[Math] Prove that a graph with at least one edge and all vertices of even degree must contain a cycle.

graph theory

Whilst studying eulerian graphs I came across the problem:

Problem Prove that a graph $G$ with at least one edge and all vertices of even degree must
contain a cycle.

My attempt: If $G$ is connected, then by definition it would be an Eulerian graph (Eulerian graphs are connected with even degree), and so it would have a cycle. Now suppose that $G$ is not connected, then choose some connected component $H_1 \subset G$ where that the edge set has cardinality greater than or equal to $1$ , which exists since $G$ has at least one edge. Then this graph is connected with vertices of even degree, and so is eulerian, and hence it has a cycle.

Is this reasoning correct?

Edit: My reasoning is NOT correct since what I showed is that there is an Euler tour which is not a cycle but a closed trail for anyone reading this in the future..

Best Answer

Your reasnoning is correct, but there is much more simple one. Let start with vertex $v_0$ incident to at least one edge. Then we go to any adjacent vertex $v_1$. It has at least two incident edges, so we choose another edge to go to a non-visited vertex $v_2$. Repeating this process we always go a vertex different from the previous one.

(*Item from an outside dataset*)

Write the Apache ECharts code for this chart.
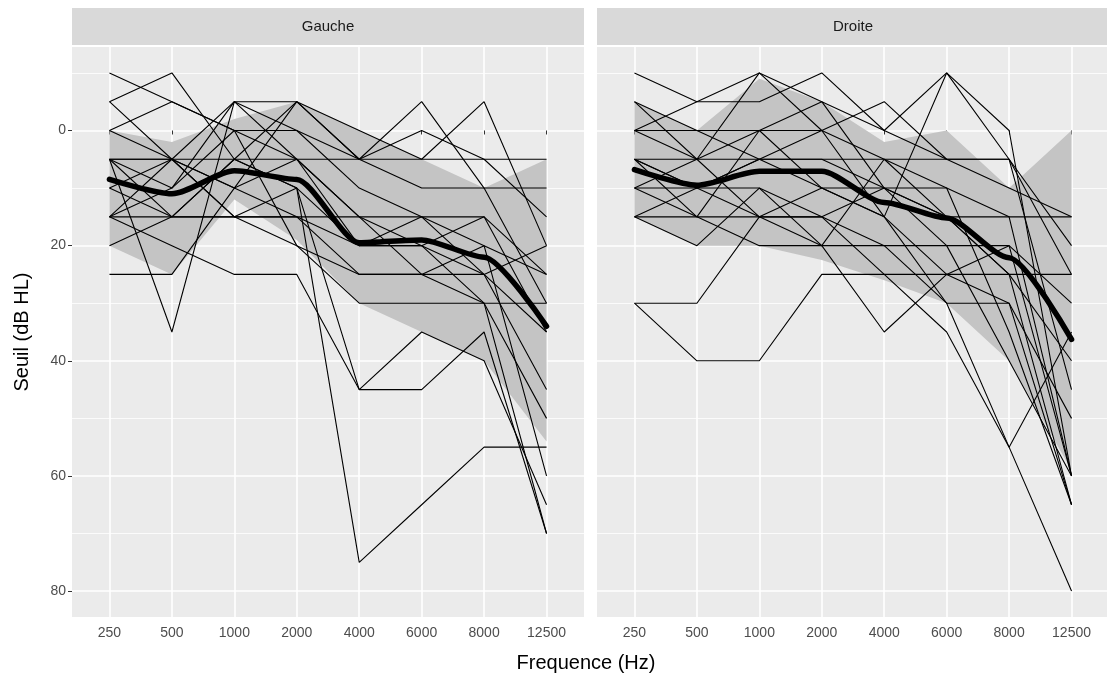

But if graph has a finite number of vertices, then once we should go from vertex $v_j$ to vertex $v_i$ that was visited earlier. Then $v_iv_{i+1}\ldots v_{j-1}v_jv_i$ is a cycle. Also it is easy to see that graph with infinite number of vertices of even degree may have no cycle.

Edit. I state that original reasoning is correct (for a finite graph) though imcomplete. Graph induced by a closed trail is always a union of several pairwise edge-disjoint simple cycles.